An idyllic neighbourhood, the perfect job, the protector of the community, the children, the fitness, the sport and the caring. All infected beyond return. The virus shall inherit values, it shall evolve morality into its own being. It shall take what you know to be true, destroy it, blend it into a phlegm-paste and force-feed you with it. And until you beg for more, until you either die, or beg to eat shit, the virus shall not stop.

A return to the familiar, the Mall, the transcendent home of the consumer, building as encapsulation of intent: we know you think you want to consume, so we made a place to reinforce your belief. The undead run this time, their thirst for the original is energized. The hunger more insatiable, the hoards larger, the uncontrollable hedonism, the ignorance sprayed.

“Why’d you think they come here?”

“Memory maybe, instinct, maybe they’re coming for us.”

Perhaps the virus is airborne, for these humans seem dumb, ignorance towards the intent of others, the belief that those that do not know, in fact do know. The belief that everything might end up OK, the belief that there will be an end that they can conceive, the belief that, in short, the world is still theirs.

There’s another, aside from the group, a street over, atop a roof. “May as well be on the moon.”. The alive are so few.
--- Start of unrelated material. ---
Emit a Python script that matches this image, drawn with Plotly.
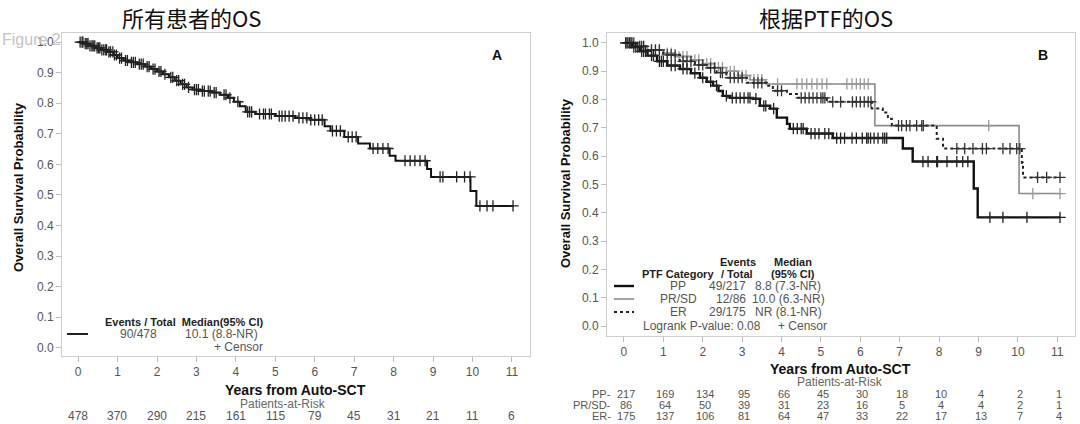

Originality is an impossibility. To find another amongst the mess of the unthinking. One shall only see new possibilities from afar, what is possible is out of reach, to attempt anything new, original or lifelike is to risk death. Before you reach an idea to be spread, the many shall eat you whole. If you ever even think of trying something, the skin shall be ripped from your bones, like gum from the underside of a school-desk.

“When there is no more room in hell, the dead shall walk the earth.”

The evolution takes place under the noses of the alive. An undead mother giving birth to an undead child. A human-turned-consumer giving birth to a little consumer child. There’s no longer need for a virus, with this mutation, we have become a virus. From spawn we need falsities. From birth we are anchored to a nothingness of our own creation. Torn from the womb and cast into a sprawling slum of narcissism, greed, guilt, plastic, chemicals, imprints, replication, simulacrums, chambers, systems and structures. Hope does not want us.

One has to become sporadic, reach for an organic weaponization, strive for a fusion of nomadic-survivability, turn to possibilities oceanic in scale, turn to realities larger than clusters. Grow shields for limbs, our organs must turn liquid and flow into the channels of the like-minded. We must, at all costs, accelerate evolution. To avoid becoming a zombie, first one must truly not want to become one, not even glimpse at the possibility of an undead existence. One shy look towards the life of a consumer and one has already turned.